Records with drawing code
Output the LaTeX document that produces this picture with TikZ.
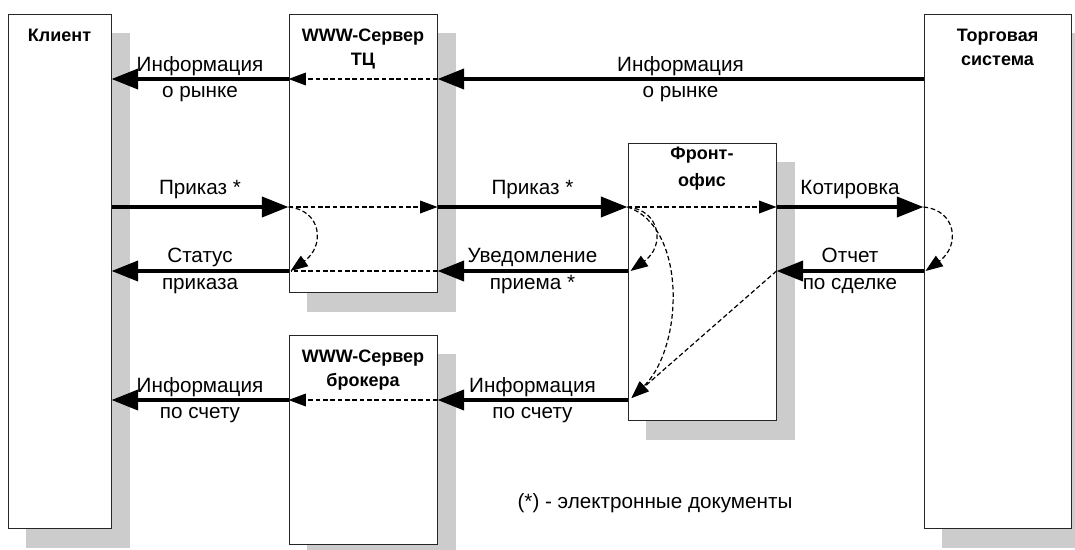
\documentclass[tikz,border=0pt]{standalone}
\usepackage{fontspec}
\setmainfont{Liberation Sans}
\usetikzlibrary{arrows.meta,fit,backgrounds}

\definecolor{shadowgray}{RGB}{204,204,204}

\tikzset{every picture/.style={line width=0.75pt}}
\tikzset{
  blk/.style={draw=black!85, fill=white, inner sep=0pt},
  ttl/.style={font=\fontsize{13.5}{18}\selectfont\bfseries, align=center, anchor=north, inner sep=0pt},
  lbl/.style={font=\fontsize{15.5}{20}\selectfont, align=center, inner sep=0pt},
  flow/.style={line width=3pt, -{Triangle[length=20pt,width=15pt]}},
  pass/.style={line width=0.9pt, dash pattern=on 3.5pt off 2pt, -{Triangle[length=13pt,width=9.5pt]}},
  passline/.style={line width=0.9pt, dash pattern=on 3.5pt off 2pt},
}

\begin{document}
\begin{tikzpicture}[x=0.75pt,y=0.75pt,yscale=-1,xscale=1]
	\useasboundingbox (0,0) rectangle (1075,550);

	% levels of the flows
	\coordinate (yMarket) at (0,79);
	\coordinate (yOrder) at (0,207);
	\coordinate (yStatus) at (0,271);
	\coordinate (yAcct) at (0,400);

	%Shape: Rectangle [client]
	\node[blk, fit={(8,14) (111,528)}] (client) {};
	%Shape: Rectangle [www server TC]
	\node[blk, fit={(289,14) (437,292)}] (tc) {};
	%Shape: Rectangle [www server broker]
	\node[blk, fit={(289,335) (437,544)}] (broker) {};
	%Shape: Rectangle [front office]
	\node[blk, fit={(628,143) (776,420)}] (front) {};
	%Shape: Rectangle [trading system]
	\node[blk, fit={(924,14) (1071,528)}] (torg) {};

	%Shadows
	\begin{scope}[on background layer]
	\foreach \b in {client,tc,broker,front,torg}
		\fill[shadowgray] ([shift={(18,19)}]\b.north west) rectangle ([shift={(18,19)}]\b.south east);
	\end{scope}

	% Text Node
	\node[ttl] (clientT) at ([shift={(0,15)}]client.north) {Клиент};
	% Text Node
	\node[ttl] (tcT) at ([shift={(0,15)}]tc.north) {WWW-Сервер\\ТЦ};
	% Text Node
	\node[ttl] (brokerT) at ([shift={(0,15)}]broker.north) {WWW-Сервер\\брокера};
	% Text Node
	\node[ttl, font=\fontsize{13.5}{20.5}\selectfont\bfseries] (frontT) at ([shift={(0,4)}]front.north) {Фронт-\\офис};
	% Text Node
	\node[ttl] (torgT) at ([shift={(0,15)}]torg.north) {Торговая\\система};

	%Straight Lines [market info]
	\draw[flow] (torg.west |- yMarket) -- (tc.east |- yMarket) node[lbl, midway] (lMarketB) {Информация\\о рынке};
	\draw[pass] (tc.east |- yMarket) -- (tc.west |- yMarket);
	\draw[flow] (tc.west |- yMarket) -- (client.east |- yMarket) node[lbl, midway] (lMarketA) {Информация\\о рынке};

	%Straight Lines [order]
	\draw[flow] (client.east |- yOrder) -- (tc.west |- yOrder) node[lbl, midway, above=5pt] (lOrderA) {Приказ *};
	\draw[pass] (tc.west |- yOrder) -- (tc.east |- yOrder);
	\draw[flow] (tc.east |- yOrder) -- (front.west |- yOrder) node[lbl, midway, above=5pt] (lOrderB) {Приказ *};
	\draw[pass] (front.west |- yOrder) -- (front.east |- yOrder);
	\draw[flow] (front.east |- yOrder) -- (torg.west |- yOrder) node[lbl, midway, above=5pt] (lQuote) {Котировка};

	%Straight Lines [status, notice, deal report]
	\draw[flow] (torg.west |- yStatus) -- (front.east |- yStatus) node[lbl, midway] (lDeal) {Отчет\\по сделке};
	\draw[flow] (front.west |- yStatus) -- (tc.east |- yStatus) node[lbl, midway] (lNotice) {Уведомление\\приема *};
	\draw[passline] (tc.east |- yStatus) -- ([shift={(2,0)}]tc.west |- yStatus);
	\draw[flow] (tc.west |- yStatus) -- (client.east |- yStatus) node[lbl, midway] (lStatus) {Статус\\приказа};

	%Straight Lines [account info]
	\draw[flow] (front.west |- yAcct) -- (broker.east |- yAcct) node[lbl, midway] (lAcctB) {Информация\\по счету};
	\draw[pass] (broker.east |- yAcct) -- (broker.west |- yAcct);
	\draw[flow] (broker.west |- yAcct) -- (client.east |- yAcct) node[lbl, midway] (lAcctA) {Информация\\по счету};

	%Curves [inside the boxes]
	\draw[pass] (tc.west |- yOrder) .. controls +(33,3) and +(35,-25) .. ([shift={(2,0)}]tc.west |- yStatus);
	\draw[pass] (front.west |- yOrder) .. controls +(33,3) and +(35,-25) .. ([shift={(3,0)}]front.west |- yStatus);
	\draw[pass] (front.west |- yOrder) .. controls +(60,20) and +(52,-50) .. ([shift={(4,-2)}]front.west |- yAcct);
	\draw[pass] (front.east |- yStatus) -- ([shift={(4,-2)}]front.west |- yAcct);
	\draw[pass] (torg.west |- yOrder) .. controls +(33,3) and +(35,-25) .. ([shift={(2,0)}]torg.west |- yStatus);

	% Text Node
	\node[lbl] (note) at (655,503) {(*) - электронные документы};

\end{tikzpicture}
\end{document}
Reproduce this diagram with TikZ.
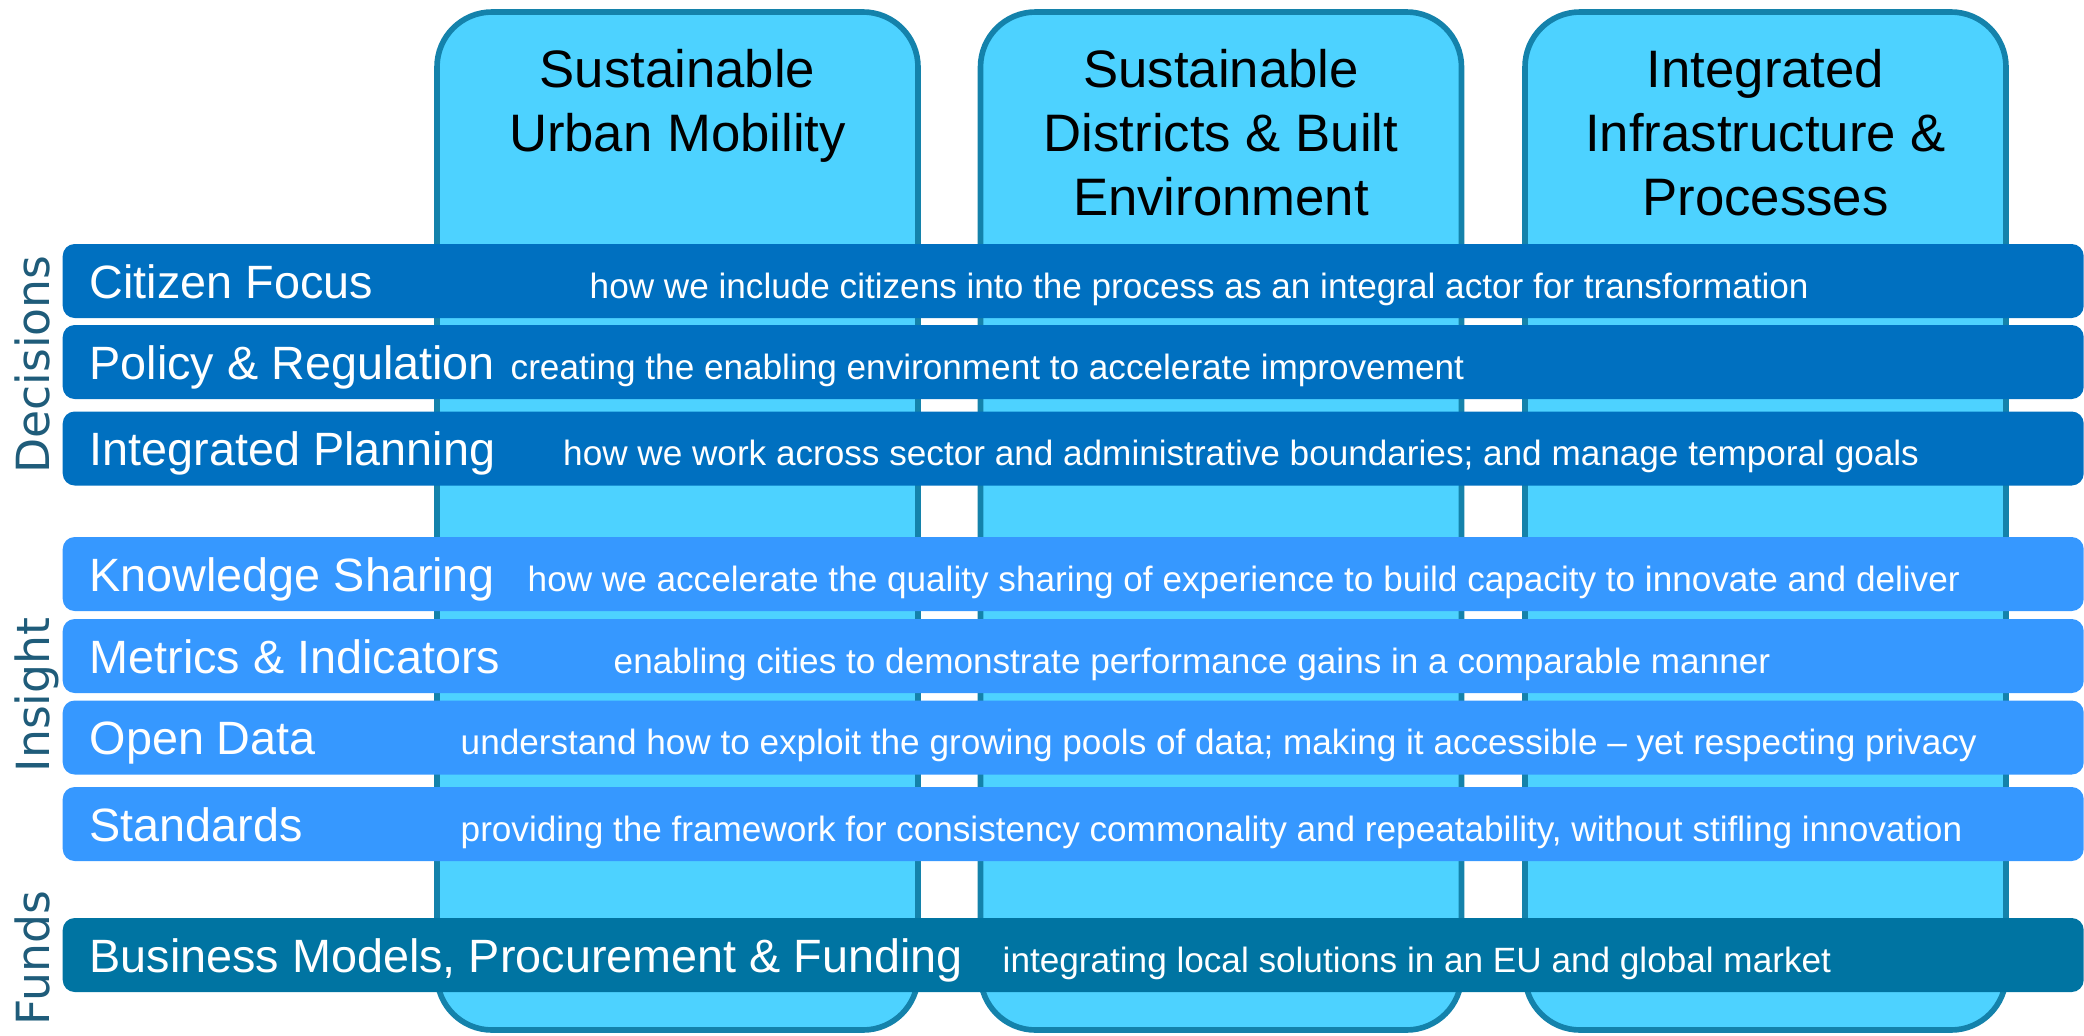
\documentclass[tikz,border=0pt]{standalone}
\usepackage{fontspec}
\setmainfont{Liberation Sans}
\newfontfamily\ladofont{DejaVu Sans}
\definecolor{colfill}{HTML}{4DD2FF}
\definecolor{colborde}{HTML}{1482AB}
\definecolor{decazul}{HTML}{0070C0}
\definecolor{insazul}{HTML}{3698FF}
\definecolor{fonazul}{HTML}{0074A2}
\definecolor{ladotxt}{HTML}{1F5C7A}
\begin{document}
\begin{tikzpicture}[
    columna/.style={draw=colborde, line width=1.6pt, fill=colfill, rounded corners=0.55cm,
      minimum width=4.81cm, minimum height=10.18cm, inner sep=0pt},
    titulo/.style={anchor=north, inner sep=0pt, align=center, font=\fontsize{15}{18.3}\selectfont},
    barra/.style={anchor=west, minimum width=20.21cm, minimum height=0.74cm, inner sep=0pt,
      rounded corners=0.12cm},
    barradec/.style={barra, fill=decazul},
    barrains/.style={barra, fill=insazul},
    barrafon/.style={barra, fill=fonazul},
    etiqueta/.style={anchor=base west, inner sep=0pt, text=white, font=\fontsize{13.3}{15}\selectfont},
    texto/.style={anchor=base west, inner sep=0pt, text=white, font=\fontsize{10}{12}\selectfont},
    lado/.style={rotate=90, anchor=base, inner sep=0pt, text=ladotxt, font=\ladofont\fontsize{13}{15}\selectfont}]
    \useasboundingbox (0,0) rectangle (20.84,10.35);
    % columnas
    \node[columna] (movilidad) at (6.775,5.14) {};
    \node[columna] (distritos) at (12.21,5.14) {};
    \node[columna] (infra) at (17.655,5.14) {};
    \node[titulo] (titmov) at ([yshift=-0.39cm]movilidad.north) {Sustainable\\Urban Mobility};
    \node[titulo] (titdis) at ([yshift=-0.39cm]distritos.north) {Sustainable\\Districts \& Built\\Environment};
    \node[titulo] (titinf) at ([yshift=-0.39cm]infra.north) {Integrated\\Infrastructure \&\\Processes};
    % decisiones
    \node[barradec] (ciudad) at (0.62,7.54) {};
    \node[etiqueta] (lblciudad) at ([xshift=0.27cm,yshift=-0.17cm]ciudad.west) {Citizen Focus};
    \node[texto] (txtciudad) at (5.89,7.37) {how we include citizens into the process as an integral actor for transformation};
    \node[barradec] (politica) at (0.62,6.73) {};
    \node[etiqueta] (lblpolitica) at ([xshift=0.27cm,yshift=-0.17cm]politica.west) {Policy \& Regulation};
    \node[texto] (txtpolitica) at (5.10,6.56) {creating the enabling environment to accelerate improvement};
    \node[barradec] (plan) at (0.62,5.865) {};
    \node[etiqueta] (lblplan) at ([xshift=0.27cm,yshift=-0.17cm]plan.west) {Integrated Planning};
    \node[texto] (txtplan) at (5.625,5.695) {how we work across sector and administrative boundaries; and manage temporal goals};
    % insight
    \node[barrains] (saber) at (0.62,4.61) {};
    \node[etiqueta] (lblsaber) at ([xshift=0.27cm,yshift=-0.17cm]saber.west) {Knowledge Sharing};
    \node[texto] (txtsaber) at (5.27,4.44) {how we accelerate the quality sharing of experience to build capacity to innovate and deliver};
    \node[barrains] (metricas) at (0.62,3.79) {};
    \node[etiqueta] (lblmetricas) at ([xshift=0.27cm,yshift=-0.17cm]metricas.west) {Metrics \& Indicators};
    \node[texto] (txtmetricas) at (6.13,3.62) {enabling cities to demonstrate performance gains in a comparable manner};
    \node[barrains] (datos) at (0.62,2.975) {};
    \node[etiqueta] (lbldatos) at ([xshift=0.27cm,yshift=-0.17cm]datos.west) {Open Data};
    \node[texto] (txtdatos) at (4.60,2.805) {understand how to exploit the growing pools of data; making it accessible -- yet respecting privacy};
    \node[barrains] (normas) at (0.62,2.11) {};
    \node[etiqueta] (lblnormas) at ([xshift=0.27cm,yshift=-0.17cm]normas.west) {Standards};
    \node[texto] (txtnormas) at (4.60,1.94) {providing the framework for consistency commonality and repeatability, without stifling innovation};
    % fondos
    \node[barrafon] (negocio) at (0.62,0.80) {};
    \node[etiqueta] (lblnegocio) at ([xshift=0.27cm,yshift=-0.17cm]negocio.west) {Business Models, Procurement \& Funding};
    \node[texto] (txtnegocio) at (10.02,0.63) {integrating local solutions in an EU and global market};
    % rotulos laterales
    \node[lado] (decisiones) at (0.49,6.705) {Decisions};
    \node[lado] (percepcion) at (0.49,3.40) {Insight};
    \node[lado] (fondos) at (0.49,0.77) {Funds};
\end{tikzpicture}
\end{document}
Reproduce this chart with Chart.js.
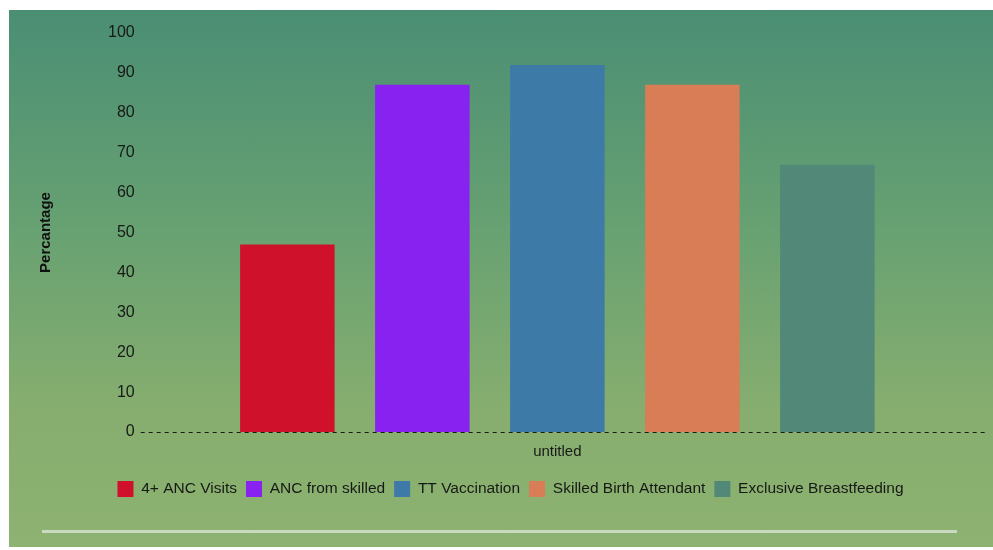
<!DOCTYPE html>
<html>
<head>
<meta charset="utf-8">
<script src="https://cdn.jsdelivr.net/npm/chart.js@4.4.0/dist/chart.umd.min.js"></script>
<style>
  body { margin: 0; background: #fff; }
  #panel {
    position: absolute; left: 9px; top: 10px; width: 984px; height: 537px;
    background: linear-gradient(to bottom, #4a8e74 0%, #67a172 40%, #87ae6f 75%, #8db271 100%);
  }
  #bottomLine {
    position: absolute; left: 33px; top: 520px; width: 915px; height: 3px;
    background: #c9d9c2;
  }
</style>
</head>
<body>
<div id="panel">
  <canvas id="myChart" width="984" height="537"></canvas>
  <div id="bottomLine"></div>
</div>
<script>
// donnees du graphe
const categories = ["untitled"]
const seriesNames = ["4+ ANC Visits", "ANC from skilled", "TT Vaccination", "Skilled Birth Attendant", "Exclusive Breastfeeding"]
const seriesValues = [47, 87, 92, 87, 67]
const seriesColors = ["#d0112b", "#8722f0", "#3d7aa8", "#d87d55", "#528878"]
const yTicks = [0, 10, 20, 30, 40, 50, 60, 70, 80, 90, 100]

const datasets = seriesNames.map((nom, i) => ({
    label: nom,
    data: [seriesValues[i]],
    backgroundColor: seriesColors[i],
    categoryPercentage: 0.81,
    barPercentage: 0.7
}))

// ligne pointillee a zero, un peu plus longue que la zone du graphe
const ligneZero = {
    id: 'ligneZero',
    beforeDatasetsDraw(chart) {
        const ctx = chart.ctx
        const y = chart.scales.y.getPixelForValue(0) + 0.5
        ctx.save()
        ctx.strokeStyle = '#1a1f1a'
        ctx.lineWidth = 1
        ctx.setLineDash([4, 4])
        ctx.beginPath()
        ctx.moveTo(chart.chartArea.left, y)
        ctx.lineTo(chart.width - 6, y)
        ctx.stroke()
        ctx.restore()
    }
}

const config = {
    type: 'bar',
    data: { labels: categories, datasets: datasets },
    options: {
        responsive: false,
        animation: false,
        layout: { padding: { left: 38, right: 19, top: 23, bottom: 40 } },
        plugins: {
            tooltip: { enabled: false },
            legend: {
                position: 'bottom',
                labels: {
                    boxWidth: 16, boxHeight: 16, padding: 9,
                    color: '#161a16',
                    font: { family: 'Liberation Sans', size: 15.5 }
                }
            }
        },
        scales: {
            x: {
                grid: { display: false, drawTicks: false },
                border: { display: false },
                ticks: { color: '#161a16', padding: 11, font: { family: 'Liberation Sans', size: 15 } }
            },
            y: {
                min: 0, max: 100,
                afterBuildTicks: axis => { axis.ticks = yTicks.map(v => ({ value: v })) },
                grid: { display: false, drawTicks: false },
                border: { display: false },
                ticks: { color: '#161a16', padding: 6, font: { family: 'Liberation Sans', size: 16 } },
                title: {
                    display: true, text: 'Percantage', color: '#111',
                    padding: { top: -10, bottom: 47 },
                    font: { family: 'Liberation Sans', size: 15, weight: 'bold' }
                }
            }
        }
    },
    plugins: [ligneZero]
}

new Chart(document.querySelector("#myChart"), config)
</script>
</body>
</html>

The request:
For the data above, state how many lines contain "this"; the number is the whole answer.

Correct response:
3